Extubation failure is multifactorial, and most tools to assess extubation readiness only evaluate snapshots of patient physiology. Understanding variability in respiratory variables may provide additional information to inform extubation readiness assessments.
Secondary analysis of prospectively collected physiologic data of children just prior to extubation during a spontaneous breathing trial. Physiologic data were cleaned to provide 40 consecutive breaths and calculate variability terms, coefficient of variation and autocorrelation, in commonly used respiratory variables (i.e., tidal volume, minute ventilation, and respiratory rate). Other clinical variables included diagnostic and demographic data, median values of respiratory variables during spontaneous breathing trials, and the change in airway pressure during an occlusion maneuver to measure respiratory muscle strength (maximal change in airway pressure generated during airway occlusion [PiMax]).

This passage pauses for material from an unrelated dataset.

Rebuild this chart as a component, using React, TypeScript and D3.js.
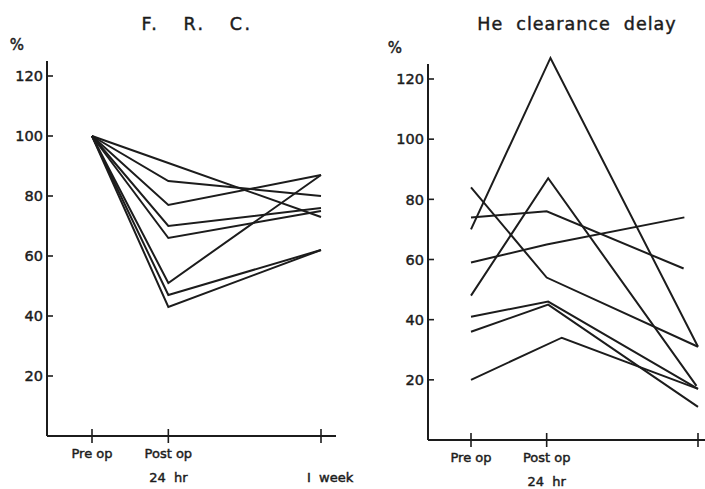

Multivariable models evaluated independent associations with reintubation and prolonged use of noninvasive respiratory support after extubation.
Acute care, children’s hospital.
Children were included from the pediatric and cardiothoracic ICUs who were greater than 37 weeks gestational age up to and including 18 years who were intubated greater than or equal to 12 hours with planned extubation. We excluded children who had a contraindication to an esophageal catheter or respiratory inductance plethysmography bands.

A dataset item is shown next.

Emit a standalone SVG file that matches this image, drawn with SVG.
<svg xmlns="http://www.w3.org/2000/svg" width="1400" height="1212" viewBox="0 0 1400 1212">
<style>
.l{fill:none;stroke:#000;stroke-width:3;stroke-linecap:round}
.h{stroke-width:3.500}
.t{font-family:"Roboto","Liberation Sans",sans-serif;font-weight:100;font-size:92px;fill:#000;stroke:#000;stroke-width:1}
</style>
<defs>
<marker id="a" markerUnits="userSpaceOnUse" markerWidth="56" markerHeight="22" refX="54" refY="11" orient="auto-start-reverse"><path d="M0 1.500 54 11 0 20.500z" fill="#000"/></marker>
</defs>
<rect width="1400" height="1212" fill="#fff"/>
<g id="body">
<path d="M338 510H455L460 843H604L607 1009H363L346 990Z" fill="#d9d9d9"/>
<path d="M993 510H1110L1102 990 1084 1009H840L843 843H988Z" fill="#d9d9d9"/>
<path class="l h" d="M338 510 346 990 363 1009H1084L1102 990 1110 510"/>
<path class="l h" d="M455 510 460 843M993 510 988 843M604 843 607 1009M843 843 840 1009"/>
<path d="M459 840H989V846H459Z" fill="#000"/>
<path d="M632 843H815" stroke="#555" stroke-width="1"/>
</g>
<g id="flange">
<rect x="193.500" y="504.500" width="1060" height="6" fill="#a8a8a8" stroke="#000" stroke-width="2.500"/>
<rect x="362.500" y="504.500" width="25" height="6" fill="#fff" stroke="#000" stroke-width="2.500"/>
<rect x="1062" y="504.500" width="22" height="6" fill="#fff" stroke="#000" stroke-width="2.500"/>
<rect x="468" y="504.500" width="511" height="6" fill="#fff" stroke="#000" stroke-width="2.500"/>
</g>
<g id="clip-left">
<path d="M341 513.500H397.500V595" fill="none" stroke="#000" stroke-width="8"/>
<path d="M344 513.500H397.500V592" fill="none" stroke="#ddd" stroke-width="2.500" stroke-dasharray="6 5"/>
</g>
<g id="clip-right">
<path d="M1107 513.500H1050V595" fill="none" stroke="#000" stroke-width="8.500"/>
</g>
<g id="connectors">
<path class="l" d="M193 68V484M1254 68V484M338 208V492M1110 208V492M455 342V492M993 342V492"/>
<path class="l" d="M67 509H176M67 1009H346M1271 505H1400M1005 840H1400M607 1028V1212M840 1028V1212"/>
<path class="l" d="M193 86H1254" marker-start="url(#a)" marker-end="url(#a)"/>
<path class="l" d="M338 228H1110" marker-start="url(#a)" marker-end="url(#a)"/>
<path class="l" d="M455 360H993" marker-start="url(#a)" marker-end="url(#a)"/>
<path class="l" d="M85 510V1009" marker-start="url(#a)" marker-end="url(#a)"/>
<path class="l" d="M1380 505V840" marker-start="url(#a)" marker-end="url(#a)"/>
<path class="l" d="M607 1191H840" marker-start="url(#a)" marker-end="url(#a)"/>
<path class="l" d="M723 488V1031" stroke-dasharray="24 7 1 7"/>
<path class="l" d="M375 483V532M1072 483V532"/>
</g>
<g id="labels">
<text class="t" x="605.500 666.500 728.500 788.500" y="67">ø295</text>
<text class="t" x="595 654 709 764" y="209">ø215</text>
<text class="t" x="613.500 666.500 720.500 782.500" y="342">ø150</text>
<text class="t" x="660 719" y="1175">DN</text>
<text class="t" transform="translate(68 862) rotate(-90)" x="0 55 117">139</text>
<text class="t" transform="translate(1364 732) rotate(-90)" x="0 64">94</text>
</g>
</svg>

Measurements and Main Results:
A total of 371 children were included, 32 of them were reintubated. Many variability terms were associated with reintubation, including coefficient of variation and autocorrelation of the respiratory rate. After controlling for confounding variables such as age and neurologic diagnosis, both coefficient of variation of respiratory rate(p < 0.001) and low PiMax (p = 0.002) retained an independent association with reintubation. Children with either low PiMax or high coefficient of variation of respiratory rate had a nearly three-fold higher risk of extubation failure, and when these children developed postextubation upper airway obstruction, reintubation rates were greater than 30%.
High respiratory variability during spontaneous breathing trials is independently associated with extubation failure in children, with very high rates of extubation failure when these children develop postextubation upper airway obstruction.